For parents like me, still working from home, she further suggests establishing separate areas for you to work, kids to play, and schoolwork to take place.
“If possible, separate your day into blocks of time so you can assist your children as needed,” she said. (This is a tip that made this new normal bearable for me and my daughter.) “If this is not possible, then consider working on school activities after your working hours.”
Accepting your limits and knowing when to communicate
So far, we’ve found the amount of work sent home for my daughter to be completely doable. I’ve even come to see it as a blessing. My daughter is far happier since we started distance learning than she was in the week we both spent flailing.
Having something to do each day has given her purpose and helped us both to recalibrate and focus on what needs to be done.
But not all parents have been so lucky.
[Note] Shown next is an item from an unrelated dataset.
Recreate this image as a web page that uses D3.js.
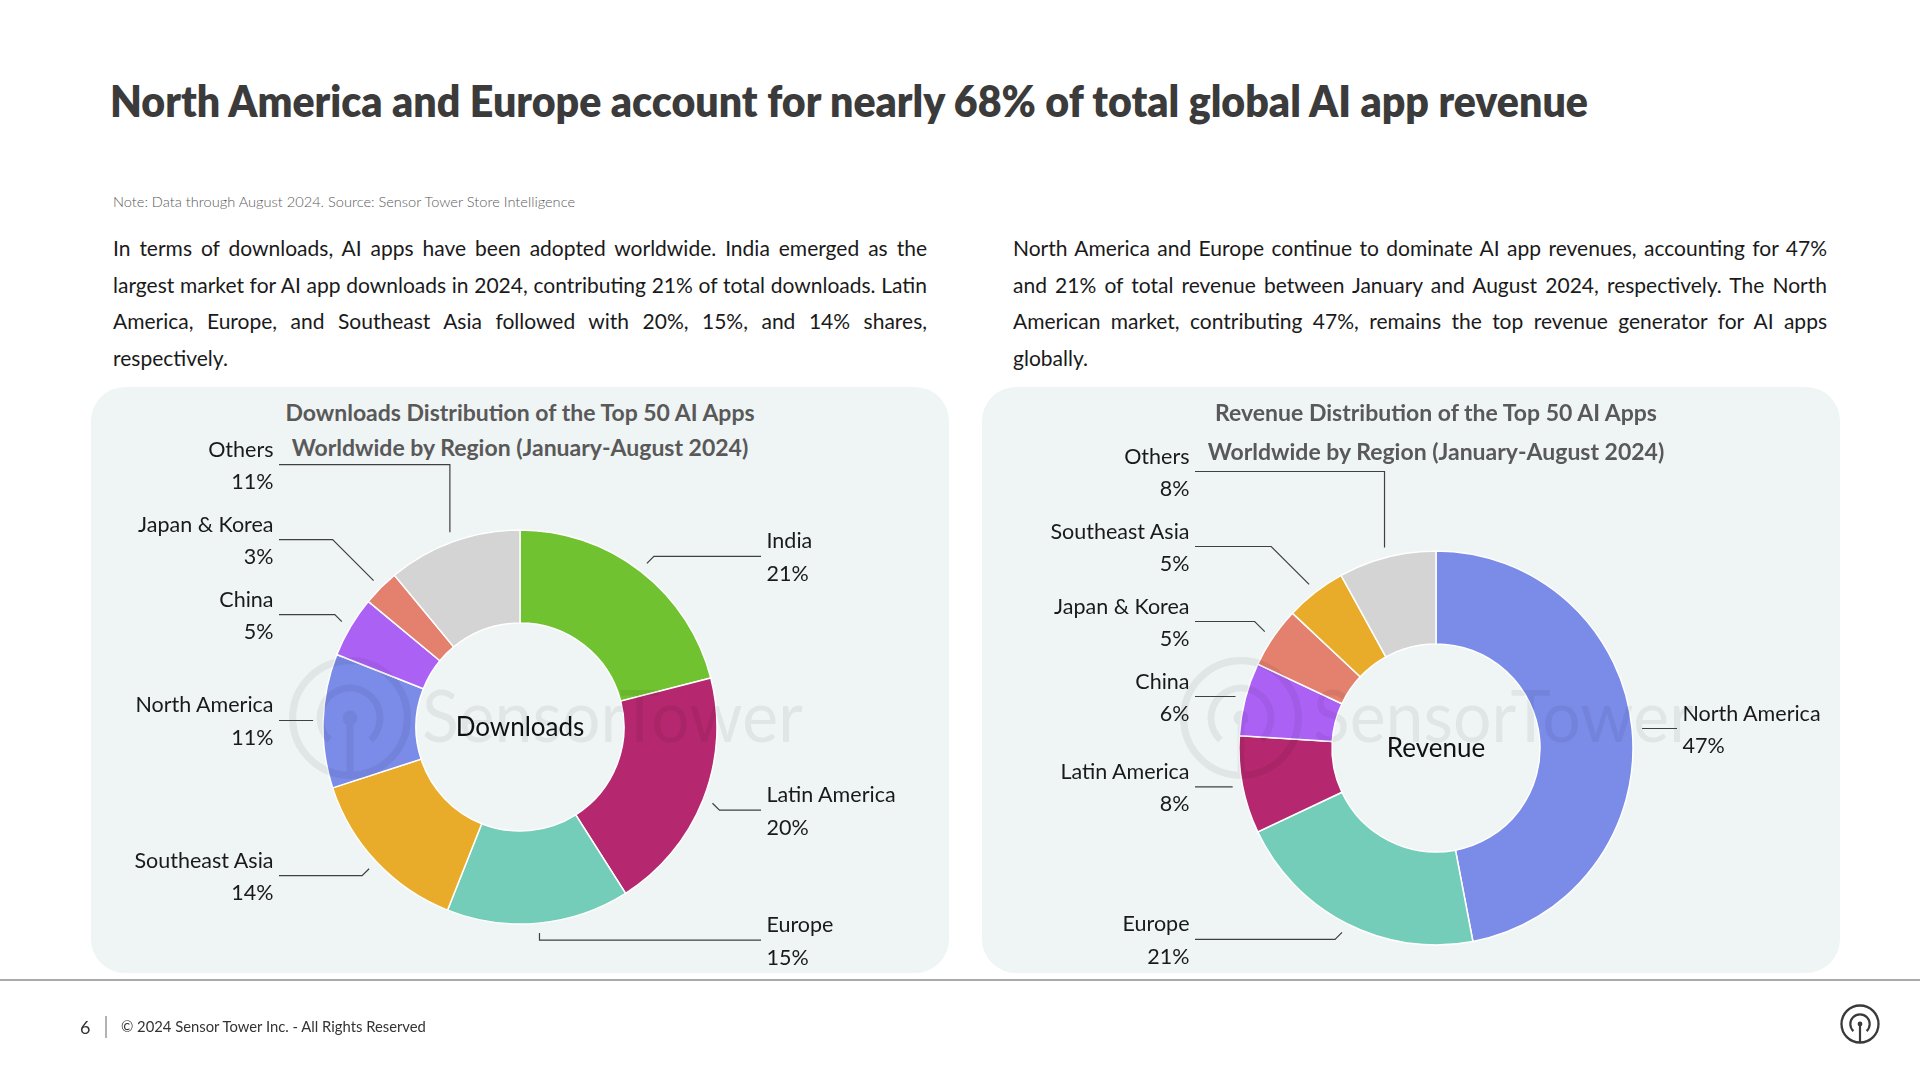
<!DOCTYPE html>
<html>
<head>
<meta charset="utf-8">
<script src="https://cdn.jsdelivr.net/npm/d3@7"></script>
<style>
  body { margin: 0; background: #fff; }
  svg { display: block; font-family: Lato, "Noto Sans", sans-serif; }
</style>
</head>
<body>
<script>
// data (shares in % of total)

var downloadRegions = ["India", "Latin America", "Europe", "Southeast Asia", "North America", "China", "Japan & Korea", "Others"];
var downloadShares = [21, 20, 15, 14, 11, 5, 3, 11];

var revenueRegions = ["North America", "Europe", "Latin America", "China", "Japan & Korea", "Southeast Asia", "Others"];
var revenueShares = [47, 21, 8, 6, 5, 5, 8];

var regionNames = ["India", "Latin America", "Europe", "Southeast Asia", "North America", "China", "Japan & Korea", "Others"];
var regionColors = ["#70c230", "#b5286f", "#74cdb8", "#e9ac2a", "#7b8be8", "#ac61f5", "#e4806e", "#d4d4d4"];

var headline = "North America and Europe account for nearly 68% of total global AI app revenue";
var note = "Note: Data through August 2024. Source: Sensor Tower Store Intelligence";

var leftText = [
  "In terms of downloads, AI apps have been adopted worldwide. India emerged as the",
  "largest market for AI app downloads in 2024, contributing 21% of total downloads. Latin",
  "America, Europe, and Southeast Asia followed with 20%, 15%, and 14% shares,",
  "respectively."
];
var rightText = [
  "North America and Europe continue to dominate AI app revenues, accounting for 47%",
  "and 21% of total revenue between January and August 2024, respectively. The North",
  "American market, contributing 47%, remains the top revenue generator for AI apps",
  "globally."
];

var downloadsTitle = ["Downloads Distribution of the Top 50 AI Apps", "Worldwide by Region (January-August 2024)"];
var revenueTitle = ["Revenue Distribution of the Top 50 AI Apps", "Worldwide by Region (January-August 2024)"];

var footerText = "\u00a9 2024 Sensor Tower Inc. - All Rights Reserved";

// layout

var W = 1920, H = 1080;

var charts = [
  { regions: downloadRegions, shares: downloadShares, title: downloadsTitle, center: "Downloads",
    panelX: 91, cx: 520, cy: 727, titleGap: 35 },
  { regions: revenueRegions, shares: revenueShares, title: revenueTitle, center: "Revenue",
    panelX: 982, cx: 1436, cy: 748, titleGap: 39 }
];

var panelY = 387, panelW = 858, panelH = 586;
var outerR = 197, innerR = 104, leadR = 207;

var color = d3.scaleOrdinal().domain(regionNames).range(regionColors);

var svg = d3.select("body").append("svg")
  .attr("width", W)
  .attr("height", H);

// headline + note

svg.append("text")
  .attr("x", 110)
  .attr("y", 117)
  .attr("font-size", 44)
  .attr("font-weight", 800)
  .attr("fill", "#3b3b3b")
  .attr("textLength", 1478)
  .attr("lengthAdjust", "spacingAndGlyphs")
  .text(headline);

svg.append("text")
  .attr("x", 113)
  .attr("y", 207)
  .attr("font-size", 14)
  .attr("font-weight", 300)
  .attr("fill", "#5a5a5a")
  .attr("textLength", 462)
  .attr("lengthAdjust", "spacingAndGlyphs")
  .text(note);

// justified paragraphs (last line left as is)

function paragraph(lines, x, width) {
  var t = svg.append("g").selectAll("text")
    .data(lines)
    .enter().append("text")
    .attr("x", x)
    .attr("y", function(d, i) { return 256 + i * 36.7; })
    .attr("font-size", 21)
    .attr("fill", "#1a1a1a")
    .text(function(d) { return d; });
  return { sel: t, width: width };
}

var paras = [paragraph(leftText, 113, 814), paragraph(rightText, 1013, 814)];

// shrink the font until the longest line fits
var fit = 21;
paras.forEach(function(p) {
  p.sel.each(function() {
    var w = this.getComputedTextLength();
    if (w > p.width) fit = Math.min(fit, 21 * p.width / w - 0.1);
  });
});
paras.forEach(function(p) {
  p.sel.attr("font-size", fit);
  p.sel.each(function(d, i) {
    if (i === p.sel.size() - 1) return;
    var gaps = d.split(" ").length - 1;
    var w = this.getComputedTextLength();
    d3.select(this).style("word-spacing", ((p.width - w) / gaps) + "px");
  });
});

// sensor tower mark, used for footer and watermark
function logo(g, x, y, s, col) {
  var m = g.append("g").attr("transform", "translate(" + x + "," + y + ")");
  m.append("circle").attr("r", 18.5 * s).attr("fill", "none").attr("stroke", col).attr("stroke-width", 2.3 * s);
  m.append("path")
    .attr("d", d3.arc().innerRadius(8.6 * s).outerRadius(10.8 * s)
      .startAngle(-Math.PI + 0.75).endAngle(Math.PI - 0.75)())
    .attr("fill", col);
  m.append("line").attr("x1", 0).attr("y1", 0).attr("x2", 0).attr("y2", 18 * s)
    .attr("stroke", col).attr("stroke-width", 2.2 * s);
  m.append("circle").attr("r", 2.4 * s).attr("fill", col);
}

// donuts

var pie = d3.pie().sort(null).value(function(d) { return d.value; });
var arc = d3.arc().innerRadius(innerR).outerRadius(outerR);

charts.forEach(function(c) {
  var data = c.regions.map(function(r, i) { return { region: r, value: c.shares[i] }; });
  var g = svg.append("g");

  g.append("rect")
    .attr("x", c.panelX).attr("y", panelY)
    .attr("width", panelW).attr("height", panelH)
    .attr("rx", 34)
    .attr("fill", "#eff4f4");

  // title
  g.selectAll(".ctitle")
    .data(c.title)
    .enter().append("text")
    .attr("x", c.cx)
    .attr("y", function(d, i) { return panelY + 34 + i * c.titleGap; })
    .attr("text-anchor", "middle")
    .attr("font-size", 23)
    .attr("font-weight", 700)
    .attr("fill", "#595959")
    .text(function(d) { return d; });

  var arcs = pie(data);

  g.append("g")
    .attr("transform", "translate(" + c.cx + "," + c.cy + ")")
    .selectAll("path")
    .data(arcs)
    .enter().append("path")
    .attr("d", arc)
    .attr("fill", function(d) { return color(d.data.region); })
    .attr("stroke", "#fff")
    .attr("stroke-width", 1.5);

  // faint watermark on top
  var wm = g.append("g").attr("opacity", 0.06);
  logo(wm, c.panelX + 259, panelY + 331, 3.1, "#000");
  wm.append("text")
    .attr("x", c.panelX + 331)
    .attr("y", panelY + 355)
    .attr("font-size", 72)
    .attr("fill", "#000")
    .attr("textLength", 381)
    .attr("lengthAdjust", "spacingAndGlyphs")
    .text("SensorTower");

  g.append("text")
    .attr("x", c.cx)
    .attr("y", c.cy)
    .attr("dy", "0.35em")
    .attr("text-anchor", "middle")
    .attr("font-size", 26)
    .attr("fill", "#111")
    .text(c.center);

  // label anchors
  var labels = arcs.map(function(d) {
    var a = (d.startAngle + d.endAngle) / 2;
    var px = c.cx + leadR * Math.sin(a), py = c.cy - leadR * Math.cos(a);
    var cos = Math.cos(a);
    var off = Math.abs(cos) > 0.3 ? (cos > 0 ? -7 : 7) : 0;
    return { d: d, a: a, px: px, py: py, y: py + off, right: Math.sin(a) >= 0 };
  });

  // push labels apart on each side
  [true, false].forEach(function(side) {
    var s = labels.filter(function(l) { return l.right === side; })
      .sort(function(a, b) { return a.y - b.y; });
    for (var i = s.length - 2; i >= 0; i--) {
      if (s[i].y > s[i + 1].y - 75) s[i].y = s[i + 1].y - 75;
    }
  });

  var line = d3.line();

  labels.forEach(function(l) {
    var dir = l.right ? 1 : -1;
    var ex = Math.abs(Math.sin(l.a)) < 0.4 ? l.px : l.px + dir * Math.abs(l.y - l.py);
    var endX = c.cx + dir * 241;
    g.append("path")
      .attr("d", line([[endX, l.y], [ex, l.y], [l.px, l.py]]))
      .attr("fill", "none")
      .attr("stroke", "#404040")
      .attr("stroke-width", 1.2);

    var tx = c.cx + dir * 246.5;
    var t = g.append("text")
      .attr("text-anchor", l.right ? "start" : "end")
      .attr("font-size", 21.5)
      .attr("fill", "#1a1a1a");
    t.append("tspan").attr("x", tx).attr("y", l.y - 8).text(l.d.data.region);
    t.append("tspan").attr("x", tx).attr("y", l.y + 24.5).text(l.d.data.value + "%");
  });
});

// footer

svg.append("line")
  .attr("x1", 0).attr("x2", W)
  .attr("y1", 980).attr("y2", 980)
  .attr("stroke", "#8c8c8c")
  .attr("stroke-width", 1.5);

svg.append("text")
  .attr("x", 80).attr("y", 1034)
  .attr("font-size", 18)
  .attr("fill", "#333")
  .text("6");

svg.append("line")
  .attr("x1", 106).attr("x2", 106)
  .attr("y1", 1016).attr("y2", 1038)
  .attr("stroke", "#666")
  .attr("stroke-width", 1);

svg.append("text")
  .attr("x", 121).attr("y", 1032)
  .attr("font-size", 14.8)
  .attr("fill", "#333")
  .text(footerText);

logo(svg, 1860, 1024, 1, "#3a3a3a");
</script>
</body>
</html>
Some have shared horror stories of pages upon pages of worksheets to complete and unrealistic expectations being handed down by teachers and administrators.
“It’s a very, very difficult situation right now and teachers had, sometimes, only a day or two to adjust,” Haydon said. “Having taught virtually myself, I know it is not easy to do. It takes careful work and planning to do well, a luxury teachers right now have not had.”
That said, if you feel like the work being assigned by your child’s teacher is too much, or if you just feel like you can’t personally keep up, that’s OK. You are allowed to express that and adjust expectations all around.
“If it’s really not working, talk directly to the teacher. Speak kindly and give yourself and the teacher and your child the gift of grace,” Haydon said.
Packwood said that parents have every right to let teachers and schools know what they will and will not be completing from home right now.
“Teachers and principals should understand this without issue as they are also working their way through these uncharted waters,” she said. “Communicate with firm yet kind words so you and the teacher can work on coming to an agreement that works for both the requirements and your student.”
Embracing the good of the moment
Walsh advises using a timer to help kids stay on track during schooling periods.
“That way it’s not you, you’re not the mean one — you can even show kids how to set the timer so they’re in control.”
She further suggests having your kids help you to make a schedule that works for everyone involved, and then allowing them to decorate it on a big poster board you can keep where schooling will most often take place.
“The purpose really is to create some structure for your child where they will feel safer and more organized,” she explained. “By the way, it will also help you as the parent feel safer.”
But she said you shouldn’t let any of this overwhelm you.
“Don’t get too strict. All your child’s peers will fall behind in this time and they will all catch back up together. They have good, young brains with plenty of neuroplasticity — they can catch up when the time comes,” she said.
This is a sentiment I’ve come to agree with completely — while also recognizing the social and emotional benefits my daughter has gained from our now almost 2 weeks of quarantine schooling.
As far as I’m concerned, the social and emotional benefits far outweigh any potential educational benefits she may be gaining during this part of the pandemic.
She needed this right now. We both did. And somehow, some way, we’re making it work — better than I had believed we could before this adventure began.